Affluence and education don’t ensure making good life choices

In response to the letter to the editor by Tanya MacDonald, first I would like to say that I am not going to get into a debate on why one should or should not get the flu vaccine. I think that it is a battle that one cannot ‘win’ either way.

I will say that I find it interesting that Tanya MacDonald says, “It should be noted that research has found that parents who choose not to vaccinate their children are generally better educated than their pro-vaccine counterparts.”

As this comment does not relate to just the flu vaccine, I will say that this comment makes it sound like I am stupid because I chose to vaccinate my children against measles and tetanus. I am sure that those parents who have lost children to measles (of which they recently have in developed countries) would not like to be called stupid after they have had to deal with the death of their child.

The aforementioned quote makes it sound like people who have received higher education make better choices than those who have not. I think we can agree that this is not the case in all of life’s circumstances. Just because someone is smart and has the money to get higher education, does not make people make good life choices, let alone in deciding for one’s family whether to be vaccinated with the flu vaccine.
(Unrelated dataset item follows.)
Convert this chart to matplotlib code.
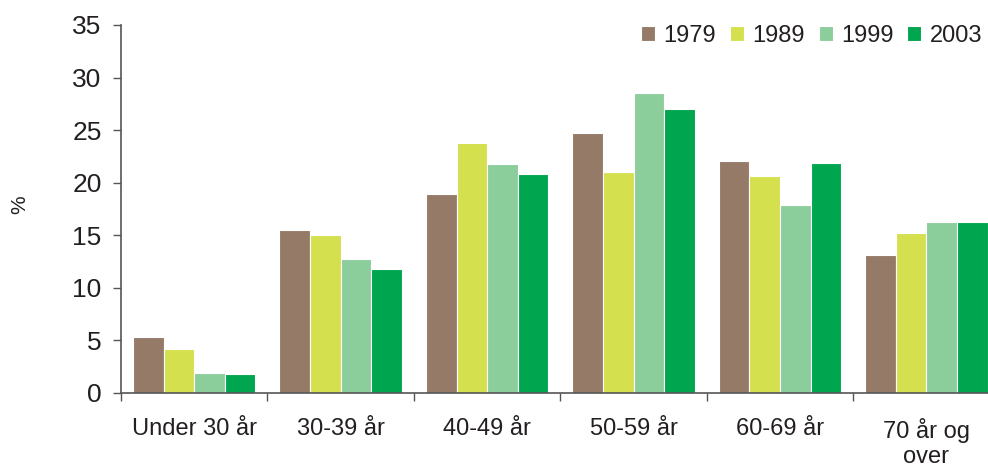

As well, it is my understanding that the research around this speaks not just to people that have higher education but it is fairly clear that it is talking about Caucasian, wealthy, upper middle class people who are able to eat well and exercise regularly and who actually may not fear disease itself (“(Sociodemographic Predictors of Vaccination Exemptions on the Basis of Personal Belief in California”, Yang, Y. Tony, Delamater, Paul L., et al. American Journal of Public Health, 2015 December 22).